Among the compulsory categories in a National Register nomination is “integrity of location.” That one was easy. “With a shipwreck site, that’s kind of a given,” said Marx, who grew up in Burlingame but currently lives in Key Largo, Florida. “It sits where it sank.”

The Norlina’s precise resting place works to its advantage, too, the archaeologist said. Since 1971, when Salt Point State Park was expanded, it has lain on public land, a strong barrier to looters and souvenir hunters. An extended salvage operation removed the cargo and many usable items from the steamship before it sank in December 1926, but it hasn’t been bothered much in recent years.

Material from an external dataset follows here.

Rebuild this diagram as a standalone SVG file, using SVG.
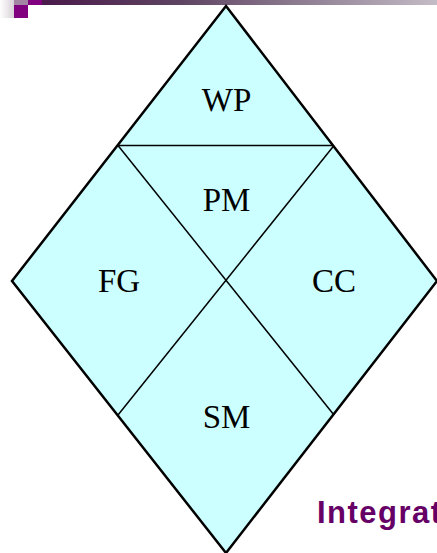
<svg xmlns="http://www.w3.org/2000/svg" width="437" height="553" viewBox="0 0 437 553">
<defs>
<linearGradient id="bar" x1="0" y1="0" x2="1" y2="0">
<stop offset="0" stop-color="#4a1a4a"/>
<stop offset="0.35" stop-color="#5e4462"/>
<stop offset="1" stop-color="#c4bcc6"/>
</linearGradient>
<linearGradient id="fade" x1="0" y1="0" x2="1" y2="0">
<stop offset="0" stop-color="#ffffff"/>
<stop offset="1" stop-color="#d8d0d8"/>
</linearGradient>
<style>
.lbl{font-family:"Liberation Serif","Times New Roman",serif;font-size:33px;fill:#000;text-anchor:middle}
.line{stroke:#000;stroke-width:1.5;fill:none}
</style>
</defs>
<rect width="437" height="553" fill="#fff"/>
<g id="header">
<rect x="0" y="0" width="14" height="18" fill="url(#fade)"/>
<rect x="14" y="0" width="14" height="5" fill="#a385a3"/>
<rect x="28" y="0" width="14" height="5" fill="#800080"/>
<rect x="14" y="5" width="14" height="13" fill="#800080"/>
<rect x="42" y="0" width="395" height="5" fill="url(#bar)"/>
</g>
<g id="diamond">
<polygon points="226,6 437,281 226,553 12,281" fill="#ccffff" stroke="#000" stroke-width="2.5" stroke-linejoin="miter"/>
</g>
<g id="connectors">
<line class="line" x1="118" y1="145.5" x2="334" y2="145.5"/>
<line class="line" x1="118" y1="145.5" x2="334" y2="415"/>
<line class="line" x1="334" y1="145.5" x2="118" y2="415"/>
</g>
<g id="WP"><text class="lbl" x="226.5" y="111">WP</text></g>
<g id="PM"><text class="lbl" x="226.5" y="211">PM</text></g>
<g id="FG"><text class="lbl" x="119" y="292">FG</text></g>
<g id="CC"><text class="lbl" x="334" y="292">CC</text></g>
<g id="SM"><text class="lbl" x="226.5" y="428">SM</text></g>
<text x="317" y="523" font-family="'Liberation Sans',Arial,sans-serif" font-weight="bold" font-size="31" letter-spacing="1.5" fill="#660066">Integrat</text>
</svg>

Finally, one simple quality preserves the Norlina’s character: It was constructed entirely of steel pieces, riveted together.

“Similar vessels made of wood, there might be an engine left, but not the amount of hull pieces of the Norlina,” Marx said.

All in all, she said, this site has ample integrity.

“The question is, does Norlina currently reflect the way it was built and designed, and it surely does,” Marx said. “There’s enough of it there to say yes, this is a shipwreck. Yes, it’s the Norlina. And yes, it’s what you’re saying it is.”

As for historical uniqueness, there are currently 24 freighters on the National Register, but none of them are located west of Minnesota. Marx also pointed to the Norlina’s modified duty during World War I — first as a civilian merchant vessel armed with 4-inch guns of war, then, after it was acquired by the U.S. government, as a Navy cargo ship.

“There are no properties categorized as an ocean going freighter listed on the National Register that were built around the same time, share similar design specifications, or had comparable merchant marine career activities,” Marx wrote in her nomination.

California’s highest historical authority agreed with her Friday. If the National Park Service checks the final box — a determination that generally takes two to six months — the Norlina will receive national recognition nearly a century after her final run. Her status will be marked with a plaque, visible even in the highest tide.